# Lightroom preset is auto adjusting photos in develop



## CranberryCrush (Dec 12, 2018)

I am new to using Lightroom. In a previous catalog i created my first preset to try and make things faster for a set of photos i was working on. 

i have now created a new catalog and imported a completely different set of photos for another client.  After choosing and rting my photos i went to the develop tab to tweak them but as soon as i activate a photo the previous preset is applied. i can not see any option that is working to shut it off. 

Why is this happening and how do i stop it??? I need to finish these photos for Christmas. :(

Also there is an arrow on the photos that i havent seen before 1 arrow going one direction the 2nd pointing the opposite way. 

There's gotta be a quick way to erase the preset and start fresh???

Please help!!!!!

Thank you in advance!!


----------



## Jim Wilde (Dec 12, 2018)

There are 2 ways that a preset can be automatically applied.

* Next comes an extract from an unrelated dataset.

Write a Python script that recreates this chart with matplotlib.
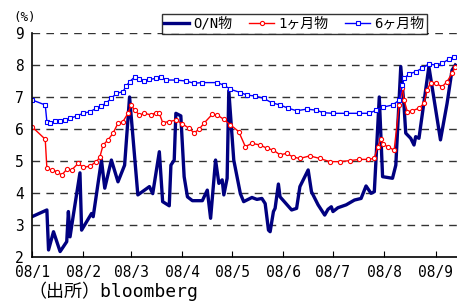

One is by choosing to apply the preset during the Import process (on the Apply During Import panel, right-hand side of the Import window). You can check this easily by selecting one of the images in the Develop module and looking at the History panel (left hand panel)....the first entry shows the Import step and if you have applied a preset during import that first history step would include both the word Import and also the name of the preset. If that is what you have done and you want to remove the application of that preset, go back to the Library module in the Grid view, select all the imported images, then open the Quick Develop panel (right-hand side) and click on the "Reset All" button. That will reset the images to the import state without the preset, so be aware that any edits you've already applied would be reset also. Also ensure you don't continue to apply that preset on Import.

The other way of applying a preset automatically is by changing the default Adobe develop settings to include the effects of the preset (unlikely that you did this, but it is possible). In this scenario, back in the Develop module, the History Panel would simply show Imported and the date, no preset name would be included. Select that History panel's Import step for any one of the images and then press and hold the Shift Key and note that the Reset button will change to "Reset (Adobe)". Click that button and you should see the effects of that preset will be removed, i.e. you have reset the image back to the original Adobe default settings. If that works, reset the default settings back to the Adobe defaults by selecting (on the Menu Bar): Develop>Set Default Settings and in the resulting box click on "Restore Adobe Default Settings".  When that is done, reset all the imported images as I described above to clear the effects of that preset.


----------



## CranberryCrush (Dec 14, 2018)

I had hope when I read your response.... unfortunately neither option worked.... 
In the history there is only Import and the date. I tried to reset (adobe) it flashed for an insta -second back then to the preset again.


----------



## CranberryCrush (Dec 14, 2018)

Could it have something to do with a sync setting?


----------



## frozenframe (Dec 14, 2018)

CranberryCrush said:


> Could it have something to do with a sync setting?


Sounds like it does. In the Develop Module, look at the lower-right corner does it say Auto Sync when you have more than one image selected? If so toggle it off by clicking on the small square button. When off it should just read Sync.


----------